Transcatheter mitral-valve repair in patients with heart failure
New England Journal of Medicine Sep 28, 2018
Stone GW, et al. - Authors evaluated the impact of transcatheter mitral-valve repair on the clinical outcomes of patients with heart failure who have mitral regurgitation due to left ventricular dysfunction. Lower rate of hospitalization for heart failure and lower all-cause mortality within 24 months of follow-up resulted from transcatheter mitral-valve repair vs medical therapy alone among patients with heart failure and moderate-to-severe or severe secondary mitral regurgitation who were symptomatic even after the use of maximal doses of guideline-directed medical therapy. A prespecified safety threshold was surpassed by the rate of freedom from device-related complications.
Methods
- Patients with heart failure and moderate-to-severe or severe secondary mitral regurgitation who remained symptomatic despite the use of maximal doses of guideline-directed medical therapy were enrolled at 78 sites in the US and Canada.
- Experts randomized patients to transcatheter mitral-valve repair plus medical therapy (device group) or medical therapy alone (control group).
- All hospitalizations for heart failure within 24 months of follow-up was the primary effectiveness end point.
- Freedom from device-related complications at 12 months was the primary safety end point; they compared the rate for this end point with a prespecified objective performance goal of 88%.
Results
- Out of the 614 patients enrolled in the trial, 302 were assigned to the device group and 312 to the control group.

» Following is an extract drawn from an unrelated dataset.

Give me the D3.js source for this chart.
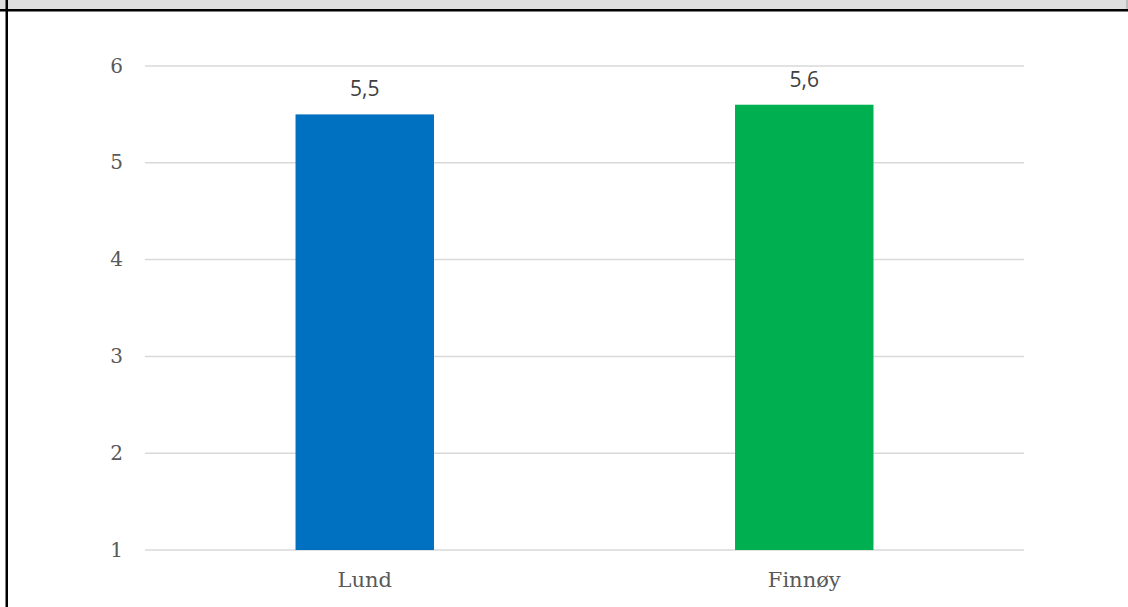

- Compared with 67.9% per patient-year in the control group, the annualized rate of all hospitalizations for heart failure within 24 months was 35.8% per patient-year in the device group (hazard ratio, 0.53; 95% confidence interval [CI], 0.40 to 0.70; P < 0.001).
- At 12 months, the rate of freedom from device-related complications was 96.6% (lower 95% confidence limit, 94.8%; P < 0.001 for comparison with the performance goal).
- In the device group, death from any cause within 24 months occurred in 29.1% of patients vs 46.1% in the control group (hazard ratio, 0.62; 95% CI, 0.46 to 0.82; P< 0.001).